In presenting the Department of Agriculture, Land Reform and Rural Development’s budget vote in a virtual mini plenary of the National Assembly recently, Ms Thoko Dididza said no one could have predicted the blow Covid-19 would inflict when the President tabled the State of the Nation Address and presented the government’s plans for the year in February this year.
The closure of some sectors of the economy has meant the loss of agricultural markets and has threatened the job security of farm workers. Covid-19 became an added blow given the challenges that we were already facing in respect of drought, animal and plant disease outbreaks,” said Ms Didiza.
In the previous months “we have seen the impact of Covid-19 to food security in our own country, in the continent and globally. In our own country it has shown the fault lines that still exist in our agriculture and food system.”
The government has intervened to cushion smallholder and commercial farmers from the disruptions caused by the pandemic. Small holder and subsistence farmers have been assisted though production inputs, animal feed, agricultural remedies and livestock stock remedies through the voucher system.
Government has had to adjust budget allocations for competing needs. The initial allocation for the department in the February budget vote was R16.8 billion. This was re-adjusted to R14.4 billion during the supplementary budget vote on 24 June 2020, a reduction of just under R2.4 billion. “We are appreciative that these cuts did not affect critical Medium-Term allocations for biosecurity and supporting exports amounting to R495.1 million and R500 million to finalise land claims.”
The cuts were not extended to the Agricultural Research Council, which was already experiencing cash flow challenges. The department’s R14.4 billion allocation for the 2020/2021 budget also includes transfers to provincial departments of agriculture, as part of the division of revenue. These allocations relate to: Ilima/Letsema Conditional Grants – R428 million; CASP Infrastructure Grant – R965 million; CASP Upgrade of Colleges – R25 million; and CASP Extension Services – R214 million.
Other transfers are to agricultural entities, such as the Agricultural Research Council, which received a grant of R1.271 billion.

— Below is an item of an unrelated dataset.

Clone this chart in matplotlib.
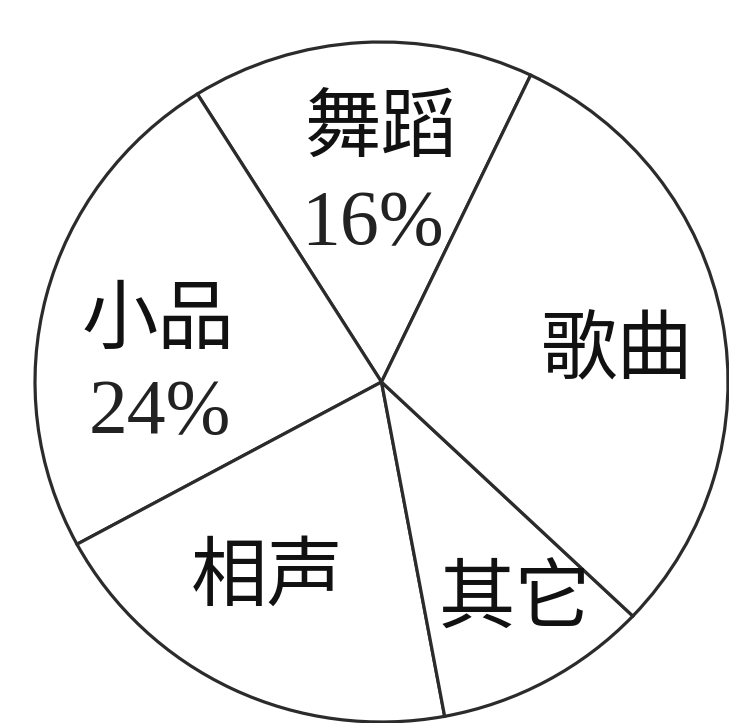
import matplotlib
matplotlib.use("Agg")
import matplotlib.pyplot as plt

# Data (counter-clockwise from the 舞蹈 slice)
categories = ["舞蹈", "小品", "相声", "其它", "歌曲"]
shares = [16, 24, 20, 10, 30]
show_pct = [True, True, False, False, False]

# label anchor positions (data coords), style only
name_pos = [(0.0, 0.74), (-0.645, 0.18), (-0.33, -0.575), (0.385, -0.645), (0.68, 0.09)]
pct_pos = [(-0.027, 0.46), (-0.64, -0.095), None, None, None]

fig = plt.figure(figsize=(7.29, 7.23), dpi=100)
ax = fig.add_axes([35 / 729, 1 / 723, 693 / 729, 680 / 723])
ax.pie(shares, startangle=64.5, counterclock=True, radius=1.0,
       colors=["white"] * len(shares),
       wedgeprops=dict(edgecolor="#2b2b2b", linewidth=2.3))
ax.set_aspect("auto")
ax.set_xlim(-1.0, 1.0)
ax.set_ylim(-1.0, 1.0)
ax.axis("off")

for i, name in enumerate(categories):
    x, y = name_pos[i]
    ax.text(x, y, name, ha="center", va="center", fontsize=55,
            family=["Noto Sans CJK SC", "DejaVu Sans"], color="#111111")
    if show_pct[i]:
        px, py = pct_pos[i]
        ax.text(px, py, f"{shares[i]}%", ha="center", va="center", fontsize=56,
                family=["Liberation Serif", "DejaVu Serif"], color="#222222")

fig.savefig("out.png", dpi=100, facecolor="white")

The National Agriculture Marketing Council received an amount R47.4 million and the Ingonyama Trust received an amount of R22 million.
The impact of cuts in the budget has meant that the department has had to make difficult trade-offs in an effort to impact a little as possible on the delivery of services within the sector. The greatest portion of the cuts of R1.89 billion within the department are in the programmes that deliver on food security, land redistribution and restitution.
These programmes are central to achieving food security and economic transformation through redress and equitable access to producer support. Food security had cuts of R939 million, land redistribution and tenure reform R544 million and land restitution R403 million.
Ms Didiza told Members of the NA that the rural development budget had a cut of R199.7 million, which will negatively affect rural social infrastructure and schemes to improve irrigation. The department’s budget allocation has been cut from R 16.8 billion to R14.4 billion.
Participating in the budget debate, the Chairperson of the Portfolio Committee on Agriculture, Land Reform and Rural Development, Inkosi Mandla Mandela said: “We are encouraged by the confidence that the government has in the agricultural sector to transform the ownership patterns of our economy.”
He said the support and the inclusion of small and emerging black farmers into the mainstream agricultural economy is an essential ingredient towards radical economic transformation of the sector. It is important to ensure increased investment into rural infrastructure support programmes that will support farmer production units located in the 44 districts of South Africa. “Equally we need investment in social infrastructure such as rural roads and this will contribute to the effective realisation of urban-rural market linkages, and thus yield positive economic spin-offs for our rural agricultural communities.”
Budget cuts have impacted on one of the most important departmental programmes of the department, namely food security. “We reiterate our call to farmers, farmworkers and traditional leaders to work together to expand food production and ensure food security.”